Medical college boss opens up about attempted suicide and the intern who saved him

Medicine

By Tessa Hoffman

30 Oct 2018

Prof Steve Robson

A medical college president has opened up about his near suicide attempt three decades ago, and the fellow intern who prevented it.

Professor Steve Robson, president of the Royal Australian and New Zealand College of Obstetricians and Gynaecologists (RANZCOG), says for too long shame and fear kept him silent about his mental health struggle as a junior doctor.

But now – inspired by the #CrazySocks4Docs movement – he is sharing his story in the hope it may encourage others in similar situations to seek help.

Writing in MJA Insight, Prof Robson describes his descent into depression halfway through his intern year at Rockhampton Hospital in 1988. He says he had an “all-pervasive” sense of failure after his work was rated barely adequate. Poor feedback from consultants and registrars, coupled with guilt over the death of a patient left him feeling there was “no way out”.

He took some medication from the hospital and went home to his small hospital unit, prepared to end his life.

But as he prepared to administer the intended fatal dose, he was interrupted by a knock on the door from an un-named fellow intern, who engaged him in conversation and prompted him to “step back from the brink”.

“Looking back, that person probably had an inkling that I was about to do something dramatic. That impromptu visit saved my life,” he writes.

Professor Robson says he confessed his near suicide plan to a GP who advised him not to disclose details of his mental health to anyone for the sake of his career as well as financial matters such as insurance.

“The episode left me with two key messages: [I] would never be appointed to a training program and seeking help was a sign of weakness, something to be ashamed of and hidden.”

Professor Robson says his decision to reveal his troubled past now is to show that mental health problems are nothing to be ashamed of or remain silent about.

“If a person who has reached the highest point in their specialty still feels ashamed of events 30 years ago, and is reluctant to admit it, how must those who are going through things and feeling disempowered now feel?” he says.

The candid self-disclosure has been met with an outpouring of support from doctors, including an extraordinary response from the previously anonymous colleague who staged the intervention.

Writing in the comments section below his article, Murwillumbah GP Dr Kate Tree said she wept after reading Professor Robson’s account.

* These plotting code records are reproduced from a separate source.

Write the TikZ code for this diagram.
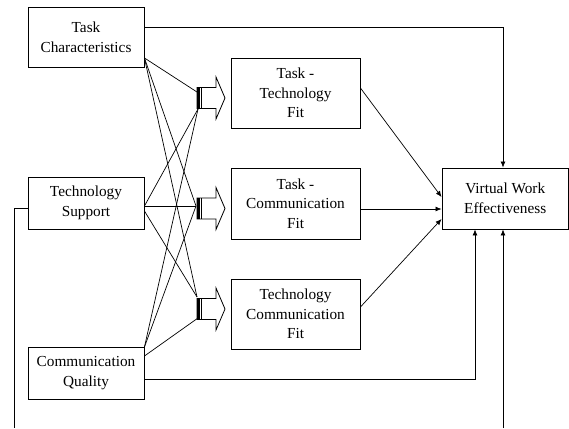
\documentclass[tikz,border=0pt]{standalone}
\usepackage{fontspec}
\setmainfont{Liberation Serif}
\usetikzlibrary{arrows.meta}
\begin{document}
\begin{tikzpicture}[x=1pt,y=-1pt,
  box/.style={draw, line width=0.9pt, inner sep=0pt, align=center, font=\fontsize{15.3}{19.6}\selectfont},
  conn/.style={line width=0.7pt},
  arr/.style={line width=0.7pt, -{Latex[length=6pt,width=5pt]}},
  fitarr/.pic={
    \filldraw[fill=white, line width=0.8pt] (0,-10.5) -- (19,-10.5) -- (19,-21) -- (28,0) -- (19,21) -- (19,10.5) -- (0,10.5) -- cycle;
    \fill (0,-10.5) rectangle (2.8,10.5);
    \draw[line width=0.8pt] (4.2,-10.5) -- (4.2,10.5);
  }]
\useasboundingbox (0,0) rectangle (569,428);

% source boxes
\node[box, minimum width=116pt, minimum height=60pt] (tc) at (86,37) {Task\\Characteristics};
\node[box, minimum width=116pt, minimum height=52pt] (ts) at (86,203) {Technology\\Support};
\node[box, minimum width=116pt, minimum height=52pt] (cq) at (86,373) {Communication\\Quality};

% fit boxes
\node[box, minimum width=129pt, minimum height=70pt] (ttf) at (295.5,93) {Task -\\Technology\\Fit};
\node[box, minimum width=129pt, minimum height=71pt] (tcf) at (295.5,203.5) {Task -\\Communication\\Fit};
\node[box, minimum width=129pt, minimum height=70pt] (tecf) at (295.5,314) {Technology\\Communication\\Fit};

% outcome
\node[box, minimum width=126.5pt, minimum height=61pt] (vwe) at (505.25,198.5) {Virtual Work\\Effectiveness};

% convergence points at the block arrows
\coordinate (a1t) at (197,92);
\coordinate (a1b) at (198,109);
\coordinate (a2) at (196,206);
\coordinate (a3t) at (197,297);
\coordinate (a3b) at (198,318);

% crossing lines
\draw[conn] ([yshift=-21pt]tc.east) -- (a1t);
\draw[conn] ([yshift=-21pt]tc.east) -- (a2);
\draw[conn] ([yshift=-21pt]tc.east) -- (a3t);
\draw[conn] ([yshift=-3pt]ts.east) -- (a1b);
\draw[conn] ([yshift=-3pt]ts.east) -- (a2);
\draw[conn] ([yshift=-8pt]ts.east) -- (a3t);
\draw[conn] ([yshift=26pt]cq.east) -- (a1b);
\draw[conn] ([yshift=26pt]cq.east) -- (a2);
\draw[conn] ([yshift=17pt]cq.east) -- (a3b);

% block arrows
\pic at (197,98) {fitarr};
\pic at (197,208.5) {fitarr};
\pic at (197,309) {fitarr};

% fit -> outcome
\draw[arr] ([yshift=5pt]ttf.east) -- ([yshift=1.5pt]vwe.west);
\draw[arr] ([yshift=-5.5pt]tcf.east) -- ([yshift=-10.5pt]vwe.west);
\draw[arr] ([yshift=7pt]tecf.east) -- ([yshift=-20.5pt]vwe.west);

% direct paths
\coordinate (fbR) at (503,428);
\coordinate (fbL) at (14,428);
\draw[arr] ([yshift=10pt]tc.east) -| (vwe.north -| fbR);
\draw[arr] ([yshift=-6pt]cq.east) -| ([xshift=-30.25pt]vwe.south);
\draw[arr] (fbR) -- (vwe.south -| fbR);
\draw[conn] ([yshift=-5pt]ts.west) -| (fbL);
\end{tikzpicture}
\end{document}
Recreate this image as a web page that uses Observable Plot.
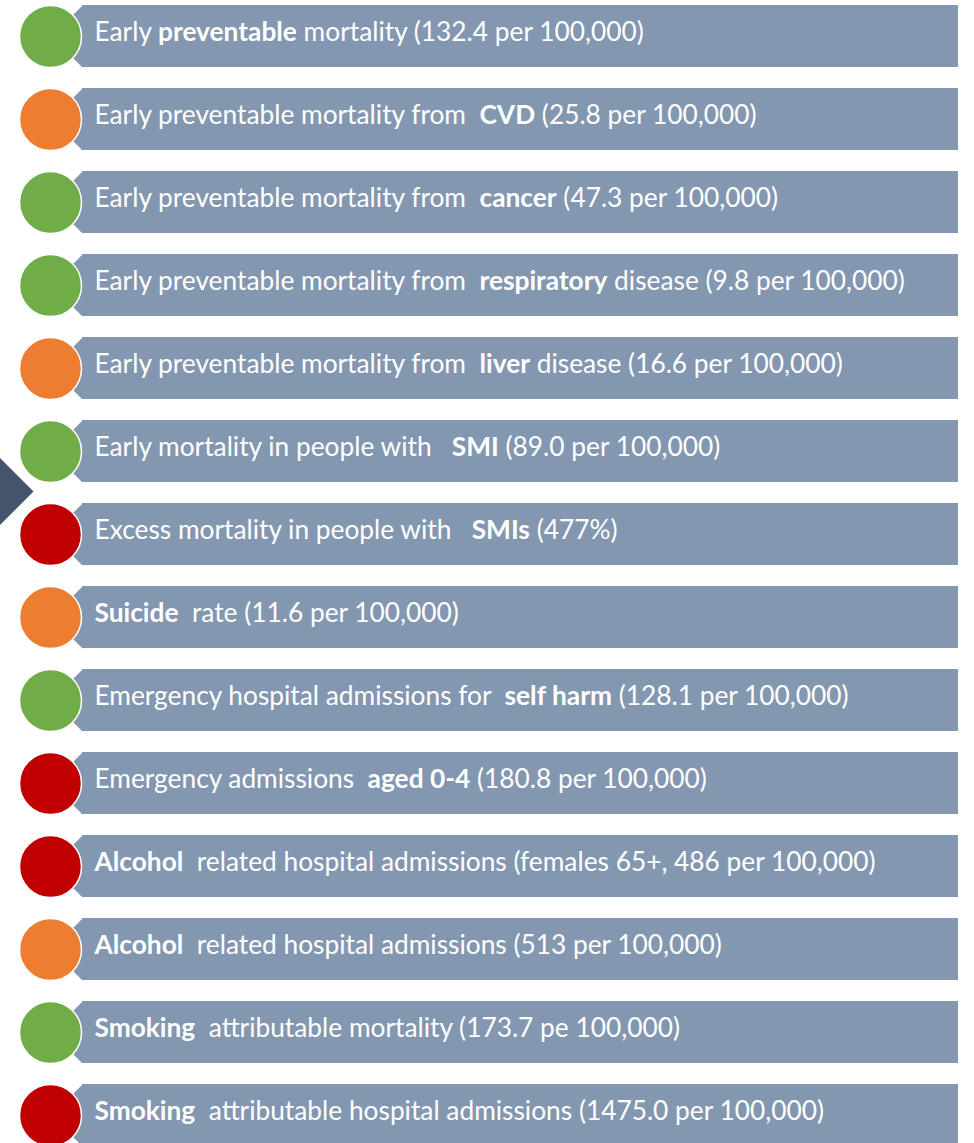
<!DOCTYPE html>
<html><head><meta charset="utf-8">
<script src="https://cdn.jsdelivr.net/npm/d3@7"></script>
<script src="https://cdn.jsdelivr.net/npm/@observablehq/plot@0.6"></script>
<style>
html,body{margin:0;padding:0;background:#fff;}
#chart svg{display:block;}
#chart text{white-space:pre;}
</style></head><body><div id="chart"></div>
<script>
// Indicator labels (bold parts wrapped in **)
const labels = [
  "Early **preventable** mortality (132.4 per 100,000)",
  "Early preventable mortality from  **CVD** (25.8 per 100,000)",
  "Early preventable mortality from  **cancer** (47.3 per 100,000)",
  "Early preventable mortality from  **respiratory** disease (9.8 per 100,000)",
  "Early preventable mortality from  **liver** disease (16.6 per 100,000)",
  "Early mortality in people with   **SMI** (89.0 per 100,000)",
  "Excess mortality in people with   **SMIs** (477%)",
  "**Suicide**  rate (11.6 per 100,000)",
  "Emergency hospital admissions for  **self harm** (128.1 per 100,000)",
  "Emergency admissions  **aged 0-4** (180.8 per 100,000)",
  "**Alcohol**  related hospital admissions (females 65+, 486 per 100,000)",
  "**Alcohol**  related hospital admissions (513 per 100,000)",
  "**Smoking**  attributable mortality (173.7 pe 100,000)",
  "**Smoking**  attributable hospital admissions (1475.0 per 100,000)"
];
// RAG status of each indicator
const statuses = ["green","amber","green","green","amber","green","red","amber","green","red","red","amber","green","red"];
const statusNames = ["green","amber","red"];
const statusColors = ["#70ad47","#ed7d31","#c00000"];

const rows = labels.map((raw, i) => ({i, raw, plain: raw.replace(/\*\*/g, ""), status: statuses[i]}));

// layout
const W = 974, H = 1143;
const bannerFill = "#8497b0";
const fontFamily = "Lato, 'Open Sans', sans-serif";

// diamond symbol (square rotated 45°), half-diagonal = r
const diamond = {draw(ctx, size) {
  const r = Math.sqrt(size / Math.PI);
  ctx.moveTo(-r, 0); ctx.lineTo(0, -r); ctx.lineTo(r, 0); ctx.lineTo(0, r); ctx.closePath();
}};

const step = 83.08, band = 62;
const chart = Plot.plot({
  width: W, height: H,
  margin: 0,
  x: {domain: [0, W], range: [0, W], axis: null},
  y: {type: "band", domain: rows.map(d => d.i), range: [4, 4 + rows.length * step - (step - band)],
      paddingInner: (step - band) / step, paddingOuter: 0, axis: null},
  color: {domain: statusNames, range: statusColors},
  marks: [
    // navy pointer at left edge, between rows 6 and 7
    Plot.dot([rows[6]], {x: -2, y: "i", dy: -43, r: 35, symbol: diamond, fill: "#44546a", stroke: "none"}),
    // banner pointed end
    Plot.dot(rows, {x: 82, y: "i", r: band / 2, symbol: diamond, fill: bannerFill, stroke: "none"}),
    // banner body
    Plot.barX(rows, {x1: 82, x2: 958, y: "i", fill: bannerFill}),
    // status circles
    Plot.dot(rows, {x: 50, y: "i", r: 31, fill: "status", stroke: "white", strokeWidth: 1.5}),
    // labels
    Plot.text(rows, {x: 94, y: "i", text: "plain", textAnchor: "start", fill: "white",
      fontSize: 26.3, fontFamily, dy: -4})
  ]
});

// apply bold segments
const svgNS = "http://www.w3.org/2000/svg";
chart.querySelectorAll("text").forEach((t, k) => {
  const raw = rows[k].raw;
  t.textContent = "";
  t.setAttribute("xml:space", "preserve");
  raw.split("**").forEach((seg, j) => {
    if (!seg) return;
    const ts = document.createElementNS(svgNS, "tspan");
    ts.textContent = seg;
    if (j % 2) ts.setAttribute("font-weight", "bold");
    t.appendChild(ts);
  });
});
document.getElementById("chart").appendChild(chart);
</script>
</body></html>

Dr Tree emphasised that her intervention in 1988 had been planned rather than impromptu, and that other interns shared her concerns about Dr Robson’s depression in the face of  crippling work pressure and lack of support.

“We were all overwhelmed by the hours, the workload, the responsibility of being the one and only doctor on site overnight in the entire Base Hospital, under constant social pressure to NOT ask for help and to NOT call anyone overnight,” she writes.

She apologised for not offering Steve more support at the time, and noted that she and other interns had been sworn to keep silent about the incident.

“We did as we were told and we kept your silence for you. I was told that your projection of confidence was bravado and a mask, hiding your inner self-criticism, that you judged yourself far more harshly than any of us would. And I was told all these things, but I was told that I had to keep this information silent and confidential.  … we kept your silence, and we did not share our own distress,” she writes.

Dr Tree said she had experienced several other medical colleagues attempt suicide and it was time to break the “cage of silence”. She hoped Professor Robson’s story could now be used as an example to inspire others to open up.

“I have also had male colleagues cry on my shoulder in the workplace, because the 1988-style masks are slipping, the “manbox” is changing, and even well-meant silence is not always constructive, positive or helpful.”